Lamar Dawson had what sure felt like a job.
It took at least 40 hours a week and involved hard, physical labor that left him exhausted, sore and sometimes injured.
But when Dawson went to federal court to demand compensation from those who set the rules that guided his labor, the judges said what he did wasn’t a job at all.
“We conclude that the economic reality of the relationship between (the entities Dawson identified as his employers) and (Dawson) does not reflect an employment relationship,” wrote federal appeals court Justice Sidney Thomas for a unanimous three-judge panel.
Here’s the explanation for the ruling.
Dawson was a linebacker for the University of Southern California football team. He sued the PAC-12 Conference and the NCAA for back wages, including hourly compensation of at least the minimum wage plus overtime.
The court found that Dawson was not employed by the defendants and that the defendants were not employers of people like Dawson. Instead, it said the defendants are regulators who set the rules that universities and athletes are supposed to follow.
Last week’s decision by the 9th Circuit Court of Appeals represents another in a series of decisions in which college athletes are seeking to have their status changed from student-athletes to employee-athletes.
Former or current college athletes have won some big victories as a consequence of their litigation strategies, including a $40 million settlement of a lawsuit with Electronic Art for using their images in video games.
But they’ve lost more than they’ve won because they’ve failed to show they meet the legal definition of employees. That’s no accident.
The term “student-athlete” is a legal construct specifically designed to spare university administrators the onerous burdens of an employer.
Dawson’s class-action lawsuit alleged the NCAA and the PAC-12 acted as an employer “of the class members” by “prescribing the terms and conditions under which student-athletes perform services.” Their failure to compensate employees, he alleged, was a “violation of federal and state labor laws.”
But what, legally speaking, is an employee? It has a broad, but not unlimited, definition because, according to legal precedent, “an individual may work for a covered enterprise and nevertheless not be an employee.”
Legal factors in establishing an employee/employer relationship include expectation of compensation and power to hire and fire.

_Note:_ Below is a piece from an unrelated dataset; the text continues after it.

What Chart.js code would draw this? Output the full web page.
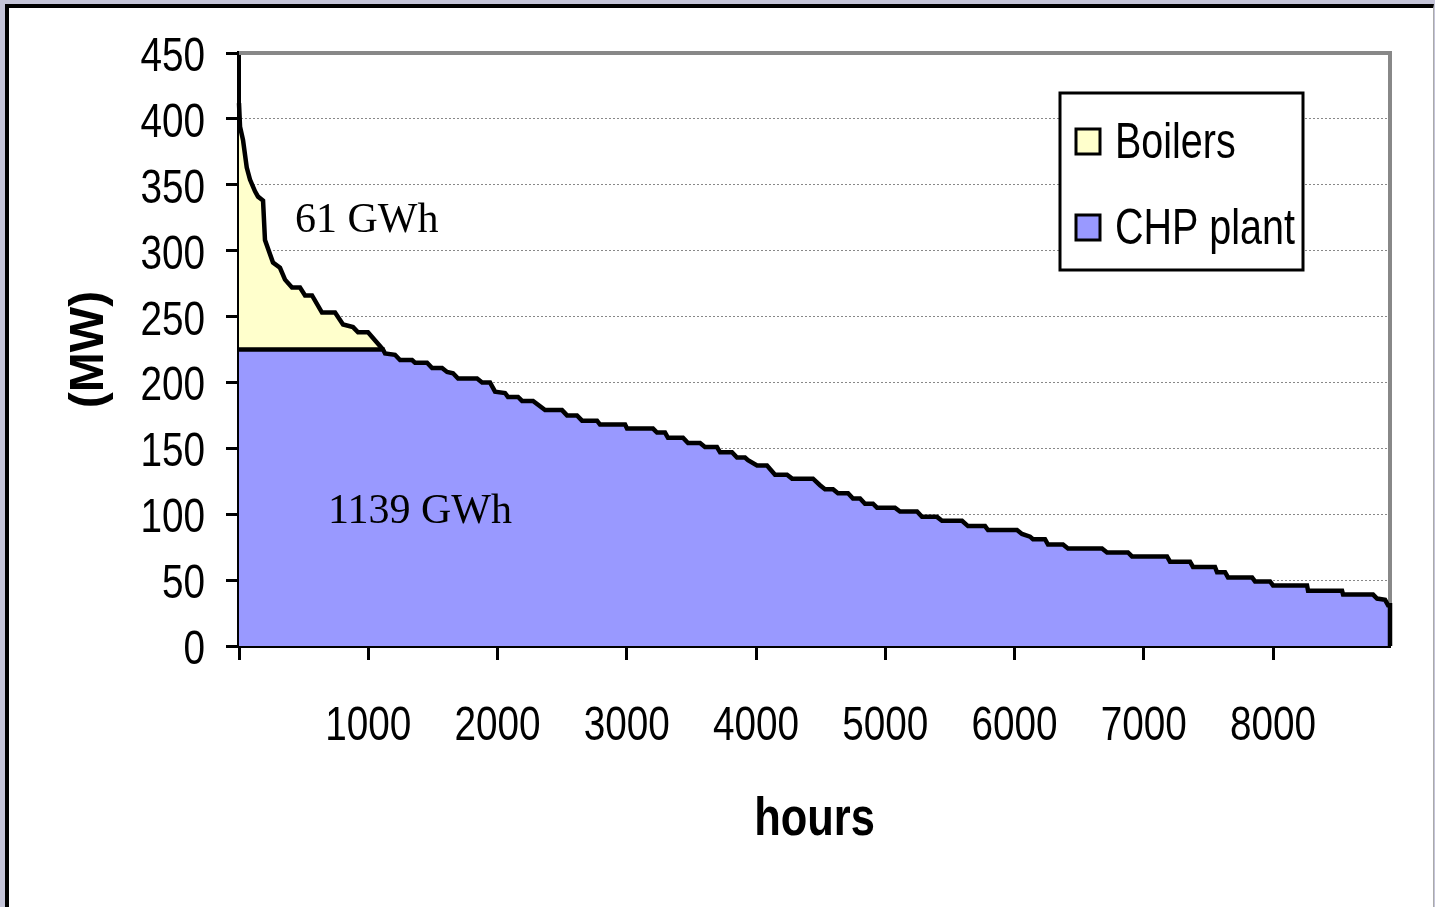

Dawson’s football scholarship was irrelevant to the legal discussion because his scholarship was awarded by USC, which wasn’t named as a defendant.
The fact that universities, the conference and the NCAA generate substantial revenue also was not dispositive because “revenue does not automatically engender or foreclose the existence of an employment relationship.”
“We recently held that cosmetology students were not employees entitled to minimum wage despite the fact that they performed services for paying customers at salons run by their schools,” Thomas wrote.
Dawson was fighting an uphill legal battle because he was taking on more than just employment law.
Here’s an example. In 1963, a California state court ruled that the estate of a college football player who was killed along with team members in a plane crash should receive death benefits from his college under the state’s Workmen’s Compensation Act.
In 1965, the California legislature re-wrote the compensation act to specifically exclude “any person participating in (college) sports or athletics” from eligibility.
In 1987, a California state court ruled that a college athlete who “committed a tort on another student-athlete during a basketball game” was not an employee of his school. That meant the injured player could not sue his attacker’s school under the theory of “respondeat superior,” the legal doctrine making an employer liable for the work-related wrongdoing of an employee.
This kind of litigation has been moving through the courts for years now. Given the millions and millions of dollars generated by major college athletic programs, college athletes surely will continue to seek their piece of the revenue pie.
Even Justice Thomas, noting the absence of a possible defendant, acknowledged that dismissing Dawson’s case is hardly the end of the matter.
“In this putative class action case, Dawson does not allege that he was an employee of USC, so the pure question of employment is not before us, and we need not consider whether he had employment status as a football player, nor whether USC was an employee. That question is left, if at all, for another day,” he wrote.